Task to complete: Give the number of lines in the data that contain "this", and nothing more.

Records to process:
·····

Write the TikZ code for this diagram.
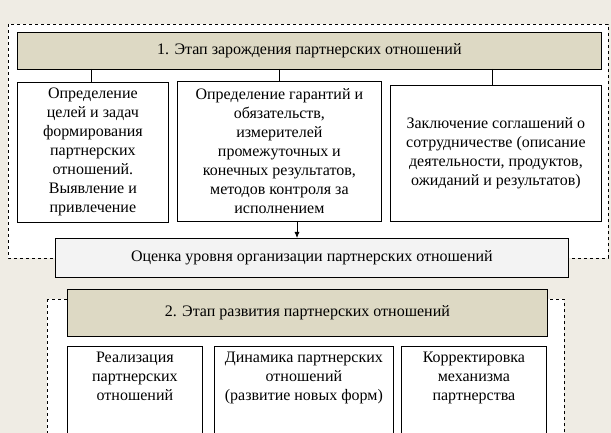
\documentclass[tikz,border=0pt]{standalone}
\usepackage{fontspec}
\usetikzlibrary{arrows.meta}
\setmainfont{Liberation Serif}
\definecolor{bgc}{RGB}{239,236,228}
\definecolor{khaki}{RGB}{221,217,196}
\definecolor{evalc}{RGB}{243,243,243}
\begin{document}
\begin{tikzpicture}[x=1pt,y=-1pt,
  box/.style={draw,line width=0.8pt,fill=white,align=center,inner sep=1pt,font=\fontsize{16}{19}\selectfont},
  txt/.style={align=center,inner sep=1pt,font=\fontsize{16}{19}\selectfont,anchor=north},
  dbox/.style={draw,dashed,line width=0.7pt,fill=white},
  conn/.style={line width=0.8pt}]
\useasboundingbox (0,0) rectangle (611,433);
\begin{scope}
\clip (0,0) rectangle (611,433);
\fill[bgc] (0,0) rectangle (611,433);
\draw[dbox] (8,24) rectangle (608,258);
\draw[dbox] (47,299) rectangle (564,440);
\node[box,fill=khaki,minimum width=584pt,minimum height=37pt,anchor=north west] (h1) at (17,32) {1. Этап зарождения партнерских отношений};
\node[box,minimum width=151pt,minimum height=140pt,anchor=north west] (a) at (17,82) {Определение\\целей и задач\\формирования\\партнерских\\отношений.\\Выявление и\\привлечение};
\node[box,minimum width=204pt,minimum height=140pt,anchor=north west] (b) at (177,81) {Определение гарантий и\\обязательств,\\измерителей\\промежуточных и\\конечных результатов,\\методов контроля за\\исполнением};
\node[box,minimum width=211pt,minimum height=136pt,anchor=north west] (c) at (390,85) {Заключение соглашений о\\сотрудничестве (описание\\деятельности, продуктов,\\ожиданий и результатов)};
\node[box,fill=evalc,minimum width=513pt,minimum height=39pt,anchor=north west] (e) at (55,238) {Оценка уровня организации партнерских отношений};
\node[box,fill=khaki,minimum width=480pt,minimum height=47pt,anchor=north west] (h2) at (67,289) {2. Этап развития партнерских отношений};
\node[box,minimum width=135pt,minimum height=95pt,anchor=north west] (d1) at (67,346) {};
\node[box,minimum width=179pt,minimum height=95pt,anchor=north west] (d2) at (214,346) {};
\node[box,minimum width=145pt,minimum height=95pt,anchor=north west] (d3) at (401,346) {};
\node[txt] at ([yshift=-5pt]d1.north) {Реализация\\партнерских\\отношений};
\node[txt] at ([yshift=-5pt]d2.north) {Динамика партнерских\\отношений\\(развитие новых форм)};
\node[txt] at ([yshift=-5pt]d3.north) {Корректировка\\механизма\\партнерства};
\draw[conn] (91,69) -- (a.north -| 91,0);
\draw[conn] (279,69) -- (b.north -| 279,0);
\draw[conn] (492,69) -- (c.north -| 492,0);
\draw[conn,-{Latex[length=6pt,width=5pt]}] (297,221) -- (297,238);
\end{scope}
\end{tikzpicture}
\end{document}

·····

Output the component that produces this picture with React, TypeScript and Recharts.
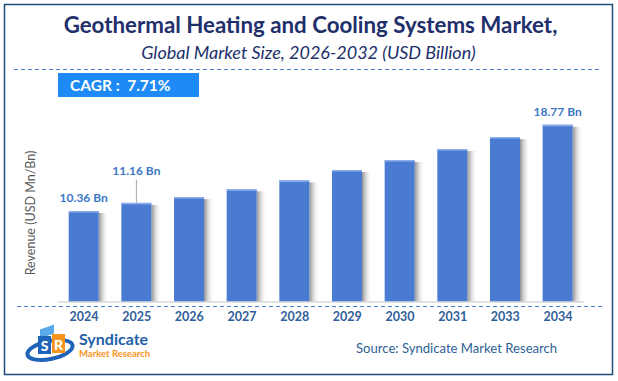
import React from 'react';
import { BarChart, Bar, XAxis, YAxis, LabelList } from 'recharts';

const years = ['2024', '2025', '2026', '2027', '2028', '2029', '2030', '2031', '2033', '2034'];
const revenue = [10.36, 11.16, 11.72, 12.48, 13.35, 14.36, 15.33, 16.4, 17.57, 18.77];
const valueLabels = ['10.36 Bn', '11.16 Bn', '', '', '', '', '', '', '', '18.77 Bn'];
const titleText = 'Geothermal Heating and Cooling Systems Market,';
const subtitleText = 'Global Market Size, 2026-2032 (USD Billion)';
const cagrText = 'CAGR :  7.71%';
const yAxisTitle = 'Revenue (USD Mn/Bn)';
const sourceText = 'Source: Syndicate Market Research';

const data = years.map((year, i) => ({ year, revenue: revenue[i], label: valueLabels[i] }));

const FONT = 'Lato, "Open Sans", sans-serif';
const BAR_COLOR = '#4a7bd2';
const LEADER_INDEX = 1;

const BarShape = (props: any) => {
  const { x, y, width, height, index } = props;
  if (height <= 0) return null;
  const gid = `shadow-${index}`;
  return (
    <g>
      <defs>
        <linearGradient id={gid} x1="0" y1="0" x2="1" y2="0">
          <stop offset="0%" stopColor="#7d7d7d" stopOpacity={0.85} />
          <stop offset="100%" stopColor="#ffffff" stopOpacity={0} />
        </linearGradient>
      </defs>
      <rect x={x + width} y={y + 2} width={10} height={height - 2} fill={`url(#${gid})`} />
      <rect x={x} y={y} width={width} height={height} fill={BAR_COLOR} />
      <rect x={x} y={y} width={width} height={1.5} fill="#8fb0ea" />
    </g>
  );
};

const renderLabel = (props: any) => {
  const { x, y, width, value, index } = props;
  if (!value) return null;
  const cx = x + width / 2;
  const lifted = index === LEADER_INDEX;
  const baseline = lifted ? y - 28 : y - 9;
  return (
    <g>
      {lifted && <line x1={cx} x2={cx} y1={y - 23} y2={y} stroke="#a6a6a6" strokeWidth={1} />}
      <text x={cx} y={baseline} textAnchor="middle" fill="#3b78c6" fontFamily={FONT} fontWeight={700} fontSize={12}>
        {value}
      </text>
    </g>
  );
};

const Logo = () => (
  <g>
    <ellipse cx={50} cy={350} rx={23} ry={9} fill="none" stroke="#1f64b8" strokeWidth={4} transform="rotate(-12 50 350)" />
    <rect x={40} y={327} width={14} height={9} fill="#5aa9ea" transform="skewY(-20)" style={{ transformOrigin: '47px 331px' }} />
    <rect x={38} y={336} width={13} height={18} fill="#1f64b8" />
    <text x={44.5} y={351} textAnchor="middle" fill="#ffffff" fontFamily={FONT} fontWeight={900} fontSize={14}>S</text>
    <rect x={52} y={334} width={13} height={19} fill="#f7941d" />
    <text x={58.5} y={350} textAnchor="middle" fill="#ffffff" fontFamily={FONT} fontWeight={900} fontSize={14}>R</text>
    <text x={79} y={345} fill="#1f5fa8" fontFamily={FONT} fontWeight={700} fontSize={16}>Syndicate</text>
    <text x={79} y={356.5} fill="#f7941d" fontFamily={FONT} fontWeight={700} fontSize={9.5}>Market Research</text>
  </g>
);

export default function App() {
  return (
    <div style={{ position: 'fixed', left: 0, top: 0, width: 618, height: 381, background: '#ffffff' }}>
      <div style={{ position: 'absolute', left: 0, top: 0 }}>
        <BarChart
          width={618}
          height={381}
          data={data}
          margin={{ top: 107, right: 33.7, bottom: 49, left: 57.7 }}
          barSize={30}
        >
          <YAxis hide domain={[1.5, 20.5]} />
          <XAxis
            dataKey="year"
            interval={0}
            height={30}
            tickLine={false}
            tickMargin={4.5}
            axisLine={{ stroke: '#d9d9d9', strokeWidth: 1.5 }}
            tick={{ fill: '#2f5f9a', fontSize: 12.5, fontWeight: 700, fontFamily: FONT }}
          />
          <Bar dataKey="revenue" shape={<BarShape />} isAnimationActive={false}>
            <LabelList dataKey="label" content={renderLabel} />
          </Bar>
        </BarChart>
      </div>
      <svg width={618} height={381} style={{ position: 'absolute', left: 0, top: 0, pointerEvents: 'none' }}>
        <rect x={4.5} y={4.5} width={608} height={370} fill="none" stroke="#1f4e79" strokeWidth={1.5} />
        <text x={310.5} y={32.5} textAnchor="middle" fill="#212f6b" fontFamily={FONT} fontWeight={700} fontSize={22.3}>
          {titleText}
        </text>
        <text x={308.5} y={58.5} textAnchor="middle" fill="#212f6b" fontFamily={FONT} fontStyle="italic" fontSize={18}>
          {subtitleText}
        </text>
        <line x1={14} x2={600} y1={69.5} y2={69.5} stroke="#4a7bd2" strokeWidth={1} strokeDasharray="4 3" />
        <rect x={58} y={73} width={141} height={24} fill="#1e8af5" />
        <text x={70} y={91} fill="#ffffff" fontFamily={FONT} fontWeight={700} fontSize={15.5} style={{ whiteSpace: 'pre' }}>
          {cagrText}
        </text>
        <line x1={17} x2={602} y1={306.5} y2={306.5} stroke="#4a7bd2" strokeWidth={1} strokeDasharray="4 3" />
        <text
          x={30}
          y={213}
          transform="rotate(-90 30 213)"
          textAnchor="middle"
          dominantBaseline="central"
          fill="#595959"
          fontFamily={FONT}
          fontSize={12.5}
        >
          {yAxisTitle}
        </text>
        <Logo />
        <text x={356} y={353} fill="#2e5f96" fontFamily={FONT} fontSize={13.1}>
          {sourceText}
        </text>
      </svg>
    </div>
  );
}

·····

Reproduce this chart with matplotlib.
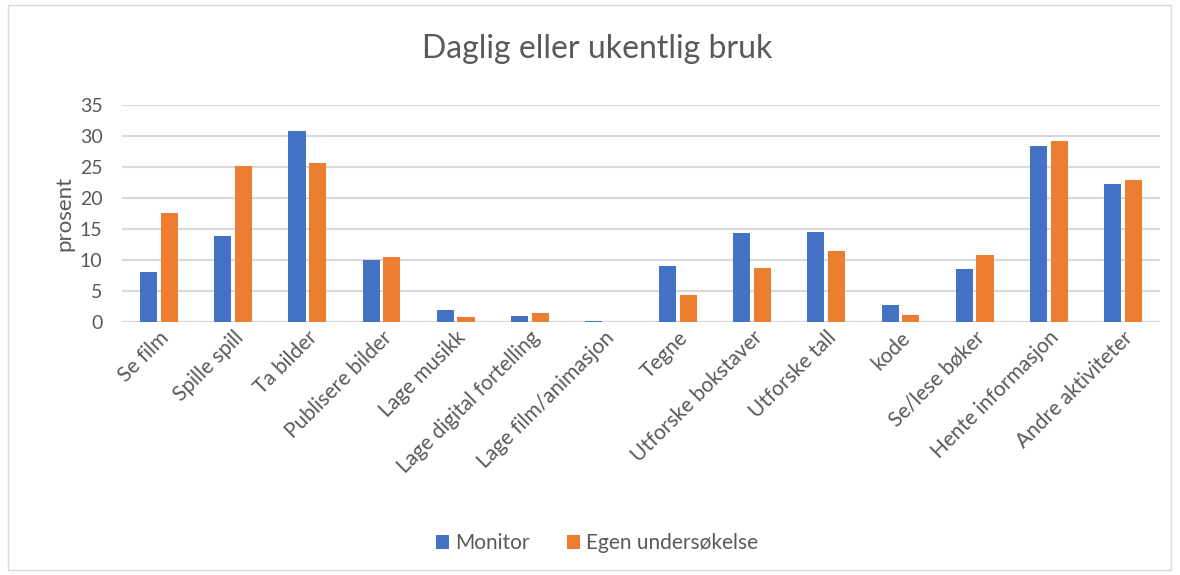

·····

Solution to the problem: 3